### GIVEN EXERCISE
Give the entries back exactly, dropping each image.

Data extracted from a collection
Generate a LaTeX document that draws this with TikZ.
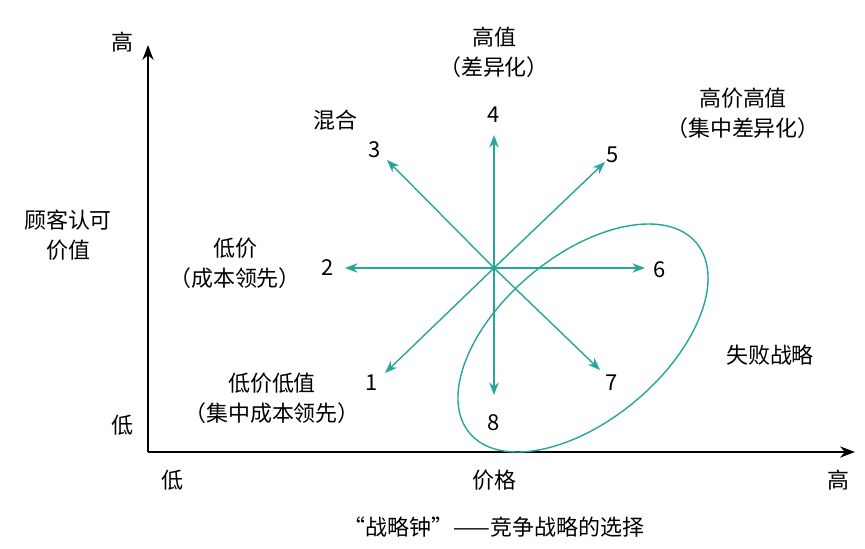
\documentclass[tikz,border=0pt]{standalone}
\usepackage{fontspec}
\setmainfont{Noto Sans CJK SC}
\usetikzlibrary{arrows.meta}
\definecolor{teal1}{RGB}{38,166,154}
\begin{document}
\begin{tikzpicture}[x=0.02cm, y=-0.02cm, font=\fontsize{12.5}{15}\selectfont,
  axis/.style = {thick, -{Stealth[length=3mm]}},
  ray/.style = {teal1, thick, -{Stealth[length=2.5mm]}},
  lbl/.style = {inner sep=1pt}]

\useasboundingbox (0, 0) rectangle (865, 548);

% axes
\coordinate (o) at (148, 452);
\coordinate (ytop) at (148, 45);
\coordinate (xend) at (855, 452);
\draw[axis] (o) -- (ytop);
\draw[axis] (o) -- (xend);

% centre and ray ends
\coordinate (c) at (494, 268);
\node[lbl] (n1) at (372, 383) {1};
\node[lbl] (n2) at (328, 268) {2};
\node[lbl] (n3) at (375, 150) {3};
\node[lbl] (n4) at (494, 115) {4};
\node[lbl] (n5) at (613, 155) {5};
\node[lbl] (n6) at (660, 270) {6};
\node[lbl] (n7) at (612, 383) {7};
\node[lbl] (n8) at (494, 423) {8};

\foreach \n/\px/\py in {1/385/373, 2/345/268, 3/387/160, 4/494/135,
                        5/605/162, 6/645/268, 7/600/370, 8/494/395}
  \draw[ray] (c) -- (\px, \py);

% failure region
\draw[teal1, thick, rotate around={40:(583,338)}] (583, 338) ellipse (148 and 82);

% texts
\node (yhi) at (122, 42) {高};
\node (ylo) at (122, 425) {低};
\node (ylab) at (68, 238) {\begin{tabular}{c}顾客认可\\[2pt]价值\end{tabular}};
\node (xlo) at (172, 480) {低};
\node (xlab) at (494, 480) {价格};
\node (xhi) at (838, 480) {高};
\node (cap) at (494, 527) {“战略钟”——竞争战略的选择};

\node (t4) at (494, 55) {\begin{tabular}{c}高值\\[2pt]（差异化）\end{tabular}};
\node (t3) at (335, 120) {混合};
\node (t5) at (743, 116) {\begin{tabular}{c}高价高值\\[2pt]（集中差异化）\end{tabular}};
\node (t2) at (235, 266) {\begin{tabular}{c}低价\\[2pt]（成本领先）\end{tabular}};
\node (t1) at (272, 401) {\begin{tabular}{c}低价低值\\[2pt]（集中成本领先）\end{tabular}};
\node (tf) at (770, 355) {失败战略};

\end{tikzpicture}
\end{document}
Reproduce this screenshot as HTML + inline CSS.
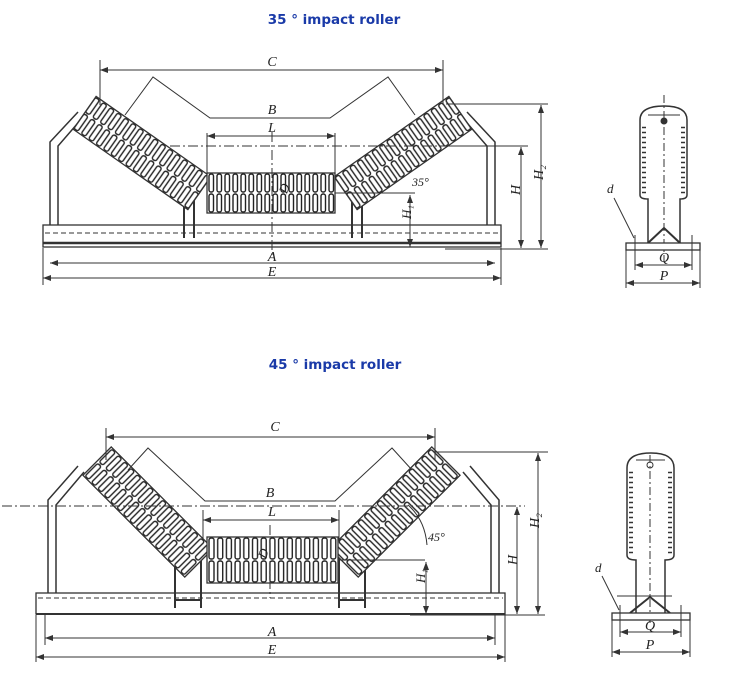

### PROBLEM SOLUTION
Generate a LaTeX document that draws this with TikZ.
\documentclass[tikz,border=0pt]{standalone}
\usepackage{fontspec}
\setmainfont{Noto Sans CJK SC}
\usetikzlibrary{arrows.meta}
\definecolor{teal1}{RGB}{38,166,154}
\begin{document}
\begin{tikzpicture}[x=0.02cm, y=-0.02cm, font=\fontsize{12.5}{15}\selectfont,
  axis/.style = {thick, -{Stealth[length=3mm]}},
  ray/.style = {teal1, thick, -{Stealth[length=2.5mm]}},
  lbl/.style = {inner sep=1pt}]

\useasboundingbox (0, 0) rectangle (865, 548);

% axes
\coordinate (o) at (148, 452);
\coordinate (ytop) at (148, 45);
\coordinate (xend) at (855, 452);
\draw[axis] (o) -- (ytop);
\draw[axis] (o) -- (xend);

% centre and ray ends
\coordinate (c) at (494, 268);
\node[lbl] (n1) at (372, 383) {1};
\node[lbl] (n2) at (328, 268) {2};
\node[lbl] (n3) at (375, 150) {3};
\node[lbl] (n4) at (494, 115) {4};
\node[lbl] (n5) at (613, 155) {5};
\node[lbl] (n6) at (660, 270) {6};
\node[lbl] (n7) at (612, 383) {7};
\node[lbl] (n8) at (494, 423) {8};

\foreach \n/\px/\py in {1/385/373, 2/345/268, 3/387/160, 4/494/135,
                        5/605/162, 6/645/268, 7/600/370, 8/494/395}
  \draw[ray] (c) -- (\px, \py);

% failure region
\draw[teal1, thick, rotate around={40:(583,338)}] (583, 338) ellipse (148 and 82);

% texts
\node (yhi) at (122, 42) {高};
\node (ylo) at (122, 425) {低};
\node (ylab) at (68, 238) {\begin{tabular}{c}顾客认可\\[2pt]价值\end{tabular}};
\node (xlo) at (172, 480) {低};
\node (xlab) at (494, 480) {价格};
\node (xhi) at (838, 480) {高};
\node (cap) at (494, 527) {“战略钟”——竞争战略的选择};

\node (t4) at (494, 55) {\begin{tabular}{c}高值\\[2pt]（差异化）\end{tabular}};
\node (t3) at (335, 120) {混合};
\node (t5) at (743, 116) {\begin{tabular}{c}高价高值\\[2pt]（集中差异化）\end{tabular}};
\node (t2) at (235, 266) {\begin{tabular}{c}低价\\[2pt]（成本领先）\end{tabular}};
\node (t1) at (272, 401) {\begin{tabular}{c}低价低值\\[2pt]（集中成本领先）\end{tabular}};
\node (tf) at (770, 355) {失败战略};

\end{tikzpicture}
\end{document}
Reproduce this screenshot as HTML + inline CSS.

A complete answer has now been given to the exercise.